The ruble has regained the majority of its losses, and Russia’s capital controls have made it the best-performing currency in the world this year, despite the fact that just a few individuals will benefit from the boom. The ruble climbed against the dollar again on Wednesday, when the Moscow Exchange reopened following a two-day vacation.
Since the beginning of the year, it has risen more than 11% against the US dollar, surpassing the real’s 9% gain to become the highest gainer among Bloomberg’s 31 major currencies. The offshore rate has climbed even more, by almost 12%. The ruble’s gains are the result of the government’s attempts to protect the damaged currency in the aftermath of Western sanctions.
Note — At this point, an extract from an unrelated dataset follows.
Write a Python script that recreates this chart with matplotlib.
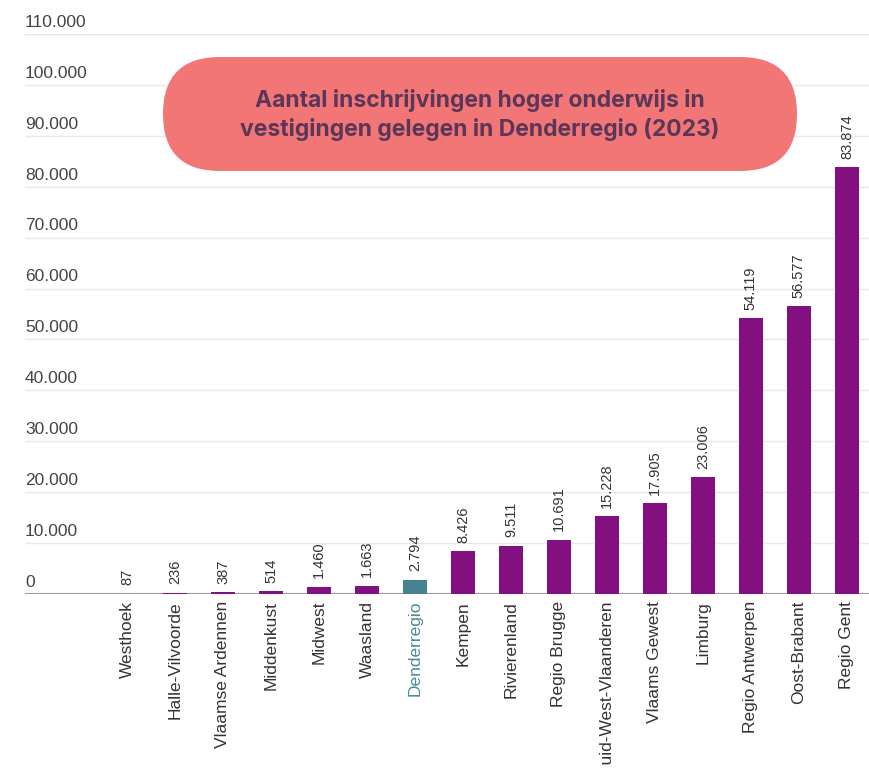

In addition to capital controls, Russia has requested ruble payments for natural gas supplies from European nations, as well as pressing exporters to surrender their foreign exchange holdings. Nonetheless, the Kremlin’s market manipulations have surpassed those of other countries like Argentina and Turkey, which used similar measures.
Currency dealers, on the other hand, are set to stop utilizing the onshore exchange rate for some transactions since stringent capital controls have resulted in a bigger gap than the offshore ruble rate. Since June 6, the Trade Association for Emerging Markets has urged dealers to use the WM/Refinitiv rate to settle some derivative contracts.